The American Jewish community will be asked by the Clinton administration and the Israeli government to run interference when anti-peace forces try to get their friends in Congress to put conditions on the aid.

Dealing with those forces will be an important test for the American Israel Public Affairs Committee and its promises to support the Barak government's peace policies.

Albright has promised Foreign Minister David Levy to help Israel join the Western bloc at the United Nations and raise its level of participation in other U.N. institutions.

She can expect resistance from Europeans fearful of offending their Arab friends who may talk about peace but refuse to help advance it.

Additionally, U.S. clout at the United Nations these days is hampered by Congress' refusal to pay dues and other debts. Albright may turn to pro-Israel lobbyists to press their Republican friends to come up with the money for the United Nations.

Barak also has committed himself to withdrawing Israeli forces from Lebanon in the coming year, but that will depend on progress on the Syrian front. Unfortunately, there apparently was none on Albright's visit Saturday to Damascus, where Hafez Assad appears to have come down with a case of cold feet.

If and when there is an Israeli-Syrian/Lebanese agreement, the increased security costs for Israel could be astronomical, and Uncle Sam will be asked to foot a big chunk of the bill for advanced aircraft, satellite and other electronic surveillance equipment, anti-missile defenses and much more.

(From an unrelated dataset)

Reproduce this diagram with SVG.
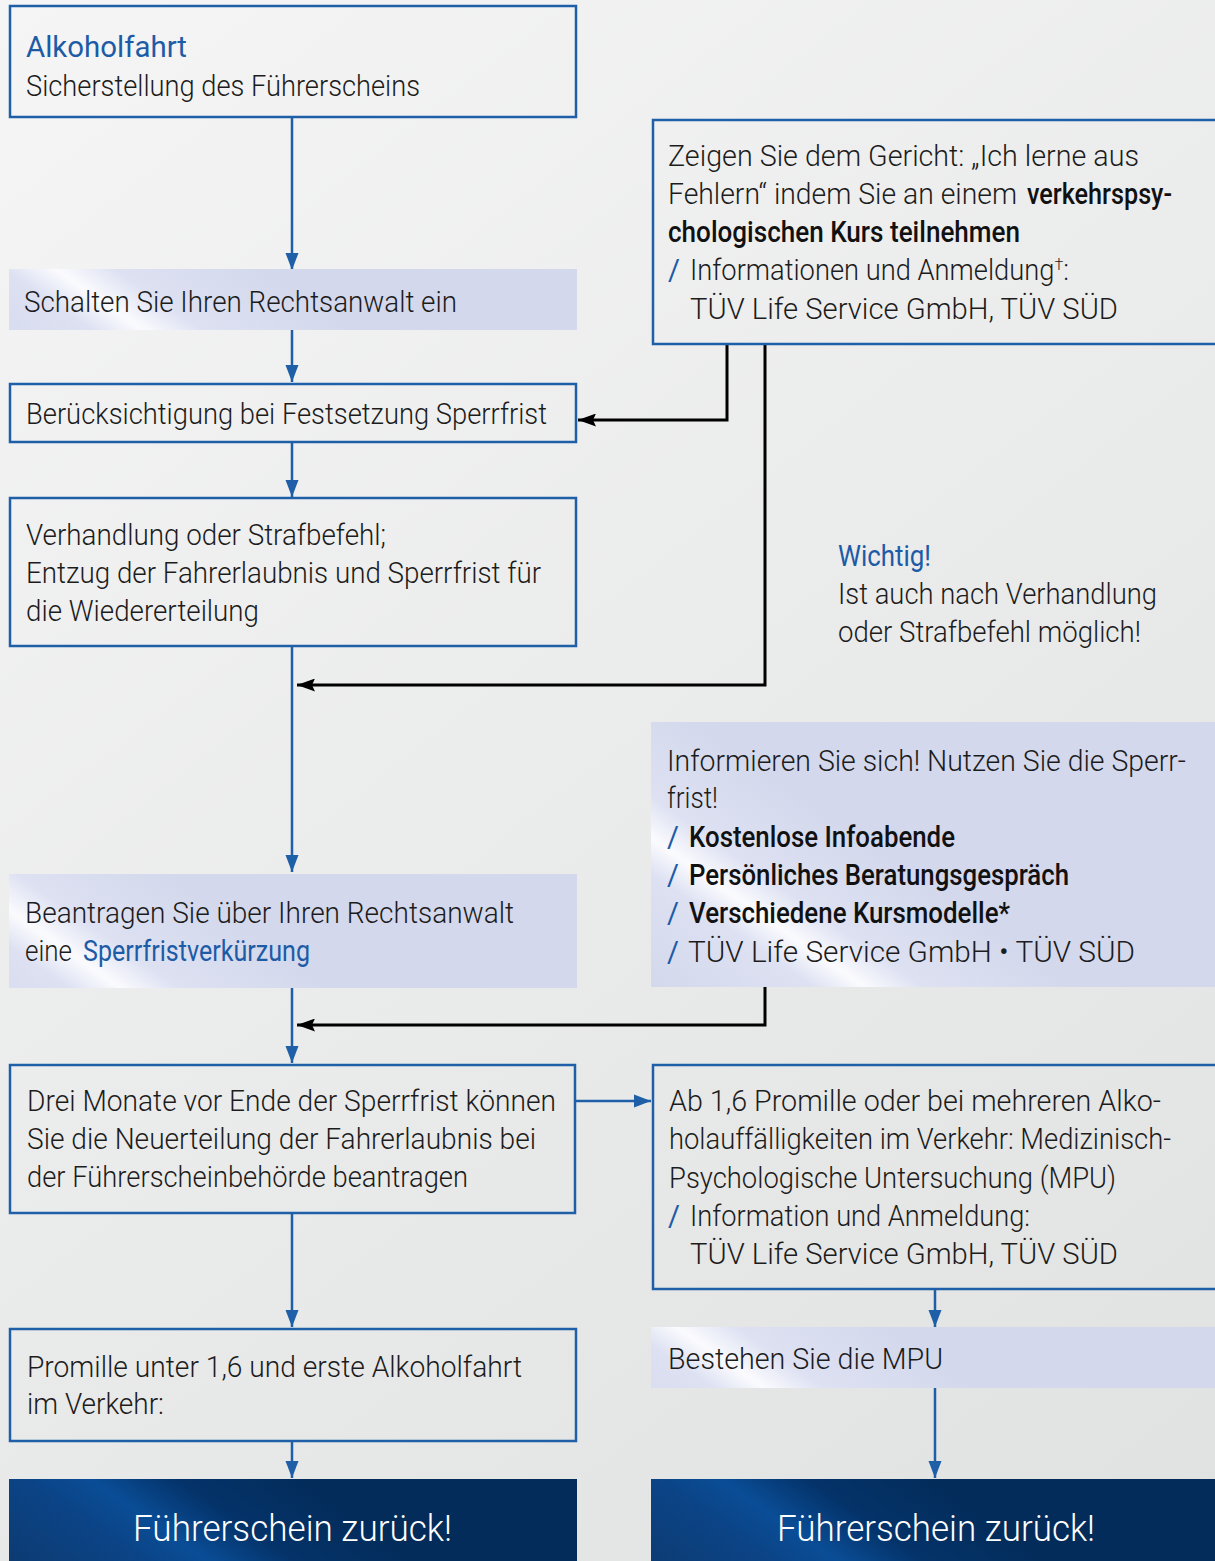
<svg xmlns="http://www.w3.org/2000/svg" width="1215" height="1561" viewBox="0 0 1215 1561">
<defs>
<style>
.t{font-family:Roboto,"Liberation Sans",sans-serif;font-weight:300;font-size:29px;fill:#1c1c1c}
.b{font-weight:500;fill:#111}
.bl{fill:#1d5ba6;font-weight:400}
.hd{font-family:Roboto,"Liberation Sans",sans-serif;font-weight:300;font-size:37px;fill:#ffffff}
.box{fill:none;stroke:#1f5fa8;stroke-width:2.5}
.cb{fill:none;stroke:#1f5fa8;stroke-width:2.5}
.ck{fill:none;stroke:#000;stroke-width:3}
</style>
<linearGradient id="bg" gradientUnits="userSpaceOnUse" x1="0" y1="0" x2="1215" y2="1561">
<stop offset="0" stop-color="#f5f5f5"/><stop offset="1" stop-color="#e0e1e1"/>
</linearGradient>
<linearGradient id="lvB" gradientUnits="userSpaceOnUse" x1="30" y1="400" x2="170" y2="200">
<stop offset="0" stop-color="#d3d8ec"/><stop offset="0.38" stop-color="#dde1f2"/><stop offset="0.5" stop-color="#fbfbfe"/><stop offset="0.64" stop-color="#dde1f2"/><stop offset="1" stop-color="#d3d8ec"/>
</linearGradient>
<linearGradient id="lvG" gradientUnits="userSpaceOnUse" x1="10" y1="1060" x2="150" y2="860">
<stop offset="0" stop-color="#d3d8ec"/><stop offset="0.38" stop-color="#dde1f2"/><stop offset="0.5" stop-color="#fbfbfe"/><stop offset="0.64" stop-color="#dde1f2"/><stop offset="1" stop-color="#d3d8ec"/>
</linearGradient>
<linearGradient id="lvF" gradientUnits="userSpaceOnUse" x1="690" y1="1014" x2="830" y2="814">
<stop offset="0" stop-color="#d3d8ec"/><stop offset="0.38" stop-color="#dde1f2"/><stop offset="0.5" stop-color="#fbfbfe"/><stop offset="0.64" stop-color="#dde1f2"/><stop offset="1" stop-color="#d3d8ec"/>
</linearGradient>
<linearGradient id="lvJ" gradientUnits="userSpaceOnUse" x1="650" y1="1457" x2="790" y2="1257">
<stop offset="0" stop-color="#d3d8ec"/><stop offset="0.38" stop-color="#dde1f2"/><stop offset="0.5" stop-color="#fbfbfe"/><stop offset="0.64" stop-color="#dde1f2"/><stop offset="1" stop-color="#d3d8ec"/>
</linearGradient>
<linearGradient id="dkL" gradientUnits="userSpaceOnUse" x1="80" y1="1620" x2="220" y2="1420">
<stop offset="0" stop-color="#0d3a70"/><stop offset="0.35" stop-color="#0b4487"/><stop offset="0.5" stop-color="#0a4d96"/><stop offset="0.7" stop-color="#04336a"/><stop offset="1" stop-color="#032c5a"/>
</linearGradient>
<linearGradient id="dkR" gradientUnits="userSpaceOnUse" x1="710" y1="1620" x2="850" y2="1420">
<stop offset="0" stop-color="#0d3a70"/><stop offset="0.35" stop-color="#0b4487"/><stop offset="0.5" stop-color="#0a4d96"/><stop offset="0.7" stop-color="#04336a"/><stop offset="1" stop-color="#032c5a"/>
</linearGradient>
<marker id="ab" markerUnits="userSpaceOnUse" markerWidth="18" markerHeight="14" refX="17" refY="7" orient="auto">
<path d="M0,0.5 L17,7 L0,13.5 z" fill="#1f5fa8"/>
</marker>
<marker id="ak" markerUnits="userSpaceOnUse" markerWidth="19" markerHeight="13" refX="18" refY="6.5" orient="auto">
<path d="M0,0 L18,6.5 L0,13 L3,6.5 z" fill="#000"/>
</marker>
</defs>
<rect x="0" y="0" width="1215" height="1561" fill="url(#bg)"/>

<g id="connectors">
<path class="cb" d="M292,117 V270" marker-end="url(#ab)"/>
<path class="cb" d="M292,330 V382" marker-end="url(#ab)"/>
<path class="cb" d="M292,442 V497" marker-end="url(#ab)"/>
<path class="cb" d="M292,646 V872" marker-end="url(#ab)"/>
<path class="cb" d="M292,988 V1063" marker-end="url(#ab)"/>
<path class="cb" d="M292,1213 V1327" marker-end="url(#ab)"/>
<path class="cb" d="M292,1441 V1478" marker-end="url(#ab)"/>
<path class="cb" d="M576,1101 H651" marker-end="url(#ab)"/>
<path class="cb" d="M935,1289 V1327" marker-end="url(#ab)"/>
<path class="cb" d="M935,1388 V1478" marker-end="url(#ab)"/>
<path class="ck" d="M727,344 V420 H578" marker-end="url(#ak)"/>
<path class="ck" d="M765,344 V685 H297" marker-end="url(#ak)"/>
<path class="ck" d="M765,987 V1025 H297" marker-end="url(#ak)"/>
</g>

<g id="n-alkoholfahrt">
<rect class="box" x="10" y="6" width="566" height="111"/>
<text class="t bl" x="26" y="57" font-size="31" textLength="161" lengthAdjust="spacingAndGlyphs">Alkoholfahrt</text>
<text class="t" x="26" y="96" textLength="394" lengthAdjust="spacingAndGlyphs">Sicherstellung des Führerscheins</text>
</g>

<g id="n-rechtsanwalt">
<rect x="9" y="269" width="568" height="61" fill="url(#lvB)"/>
<text class="t" x="24" y="312" textLength="433" lengthAdjust="spacingAndGlyphs">Schalten Sie Ihren Rechtsanwalt ein</text>
</g>

<g id="n-beruecksichtigung">
<rect class="box" x="10" y="384" width="566" height="58"/>
<text class="t" x="26" y="424" textLength="521" lengthAdjust="spacingAndGlyphs">Berücksichtigung bei Festsetzung Sperrfrist</text>
</g>

<g id="n-verhandlung">
<rect class="box" x="10" y="498" width="566" height="148"/>
<text class="t" x="26" y="545" textLength="360" lengthAdjust="spacingAndGlyphs">Verhandlung oder Strafbefehl;</text>
<text class="t" x="26" y="583" textLength="515" lengthAdjust="spacingAndGlyphs">Entzug der Fahrerlaubnis und Sperrfrist für</text>
<text class="t" x="26" y="621" textLength="233" lengthAdjust="spacingAndGlyphs">die Wiedererteilung</text>
</g>

<g id="n-kurs">
<rect class="box" x="653" y="120" width="600" height="224"/>
<text class="t" x="668" y="166" textLength="471" lengthAdjust="spacingAndGlyphs">Zeigen Sie dem Gericht: „Ich lerne aus</text>
<text class="t" x="668" y="204" textLength="349" lengthAdjust="spacingAndGlyphs">Fehlern“ indem Sie an einem</text>
<text class="t b" x="1027" y="204" textLength="145" lengthAdjust="spacingAndGlyphs">verkehrspsy-</text>
<text class="t b" x="668" y="242" textLength="352" lengthAdjust="spacingAndGlyphs">chologischen Kurs teilnehmen</text>
<text class="t bl" x="668" y="280">/</text>
<text class="t" x="690" y="280" textLength="379" lengthAdjust="spacingAndGlyphs">Informationen und Anmeldung<tspan font-size="17" baseline-shift="10">†</tspan>:</text>
<text class="t" x="690" y="319" textLength="428" lengthAdjust="spacingAndGlyphs">TÜV Life Service GmbH, TÜV SÜD</text>
</g>

<g id="n-wichtig">
<text class="t bl" x="838" y="566" textLength="93" lengthAdjust="spacingAndGlyphs">Wichtig!</text>
<text class="t" x="838" y="604" textLength="319" lengthAdjust="spacingAndGlyphs">Ist auch nach Verhandlung</text>
<text class="t" x="838" y="642" textLength="303" lengthAdjust="spacingAndGlyphs">oder Strafbefehl möglich!</text>
</g>

<g id="n-informieren">
<rect x="651" y="722" width="564" height="265" fill="url(#lvF)"/>
<text class="t" x="667" y="771" textLength="519" lengthAdjust="spacingAndGlyphs">Informieren Sie sich! Nutzen Sie die Sperr-</text>
<text class="t" x="667" y="808" textLength="51" lengthAdjust="spacingAndGlyphs">frist!</text>
<text class="t bl" x="667" y="847">/</text>
<text class="t b" x="689" y="847" textLength="266" lengthAdjust="spacingAndGlyphs">Kostenlose Infoabende</text>
<text class="t bl" x="667" y="885">/</text>
<text class="t b" x="689" y="885" textLength="380" lengthAdjust="spacingAndGlyphs">Persönliches Beratungsgespräch</text>
<text class="t bl" x="667" y="923">/</text>
<text class="t b" x="689" y="923" textLength="321" lengthAdjust="spacingAndGlyphs">Verschiedene Kursmodelle*</text>
<text class="t bl" x="667" y="962">/</text>
<text class="t" x="688" y="962" textLength="447" lengthAdjust="spacingAndGlyphs">TÜV Life Service GmbH • TÜV SÜD</text>
</g>

<g id="n-beantragen">
<rect x="9" y="874" width="568" height="114" fill="url(#lvG)"/>
<text class="t" x="25" y="923" textLength="489" lengthAdjust="spacingAndGlyphs">Beantragen Sie über Ihren Rechtsanwalt</text>
<text class="t" x="25" y="961" textLength="47" lengthAdjust="spacingAndGlyphs">eine</text>
<text class="t bl" x="83" y="961" textLength="227" lengthAdjust="spacingAndGlyphs">Sperrfristverkürzung</text>
</g>

<g id="n-neuerteilung">
<rect class="box" x="10" y="1065" width="565" height="148"/>
<text class="t" x="27" y="1111" textLength="529" lengthAdjust="spacingAndGlyphs">Drei Monate vor Ende der Sperrfrist können</text>
<text class="t" x="27" y="1149" textLength="509" lengthAdjust="spacingAndGlyphs">Sie die Neuerteilung der Fahrerlaubnis bei</text>
<text class="t" x="27" y="1187" textLength="441" lengthAdjust="spacingAndGlyphs">der Führerscheinbehörde beantragen</text>
</g>

<g id="n-mpu-info">
<rect class="box" x="653" y="1065" width="600" height="224"/>
<text class="t" x="669" y="1111" textLength="492" lengthAdjust="spacingAndGlyphs">Ab 1,6 Promille oder bei mehreren Alko-</text>
<text class="t" x="669" y="1149" textLength="502" lengthAdjust="spacingAndGlyphs">holauffälligkeiten im Verkehr: Medizinisch-</text>
<text class="t" x="669" y="1188" textLength="447" lengthAdjust="spacingAndGlyphs">Psychologische Untersuchung (MPU)</text>
<text class="t bl" x="668" y="1226">/</text>
<text class="t" x="690" y="1226" textLength="340" lengthAdjust="spacingAndGlyphs">Information und Anmeldung:</text>
<text class="t" x="690" y="1264" textLength="428" lengthAdjust="spacingAndGlyphs">TÜV Life Service GmbH, TÜV SÜD</text>
</g>

<g id="n-bestehen">
<rect x="651" y="1327" width="564" height="61" fill="url(#lvJ)"/>
<text class="t" x="668" y="1369" textLength="275" lengthAdjust="spacingAndGlyphs">Bestehen Sie die MPU</text>
</g>

<g id="n-promille">
<rect class="box" x="10" y="1329" width="566" height="112"/>
<text class="t" x="27" y="1377" textLength="495" lengthAdjust="spacingAndGlyphs">Promille unter 1,6 und erste Alkoholfahrt</text>
<text class="t" x="27" y="1414" textLength="137" lengthAdjust="spacingAndGlyphs">im Verkehr:</text>
</g>

<g id="n-zurueck-links">
<rect x="9" y="1479" width="568" height="82" fill="url(#dkL)"/>
<text class="hd" x="133" y="1541" textLength="319" lengthAdjust="spacingAndGlyphs">Führerschein zurück!</text>
</g>

<g id="n-zurueck-rechts">
<rect x="651" y="1479" width="564" height="82" fill="url(#dkR)"/>
<text class="hd" x="777" y="1541" textLength="318" lengthAdjust="spacingAndGlyphs">Führerschein zurück!</text>
</g>
</svg>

Syria can't expect any American military aid but it will be looking for a generous economic package as a symbol of its new American acceptance.

Barak's year of making peace will be tough, challenging and often frustrating. And it will be expensive for American taxpayers, yet a lot cheaper than war.

Douglas M. Bloomfield

Douglas M. Bloomfield is the president of Bloomfield Associates Inc., a Washington, D.C., lobbying and consulting firm. He spent nine years as the legislative director and chief lobbyist for AIPAC.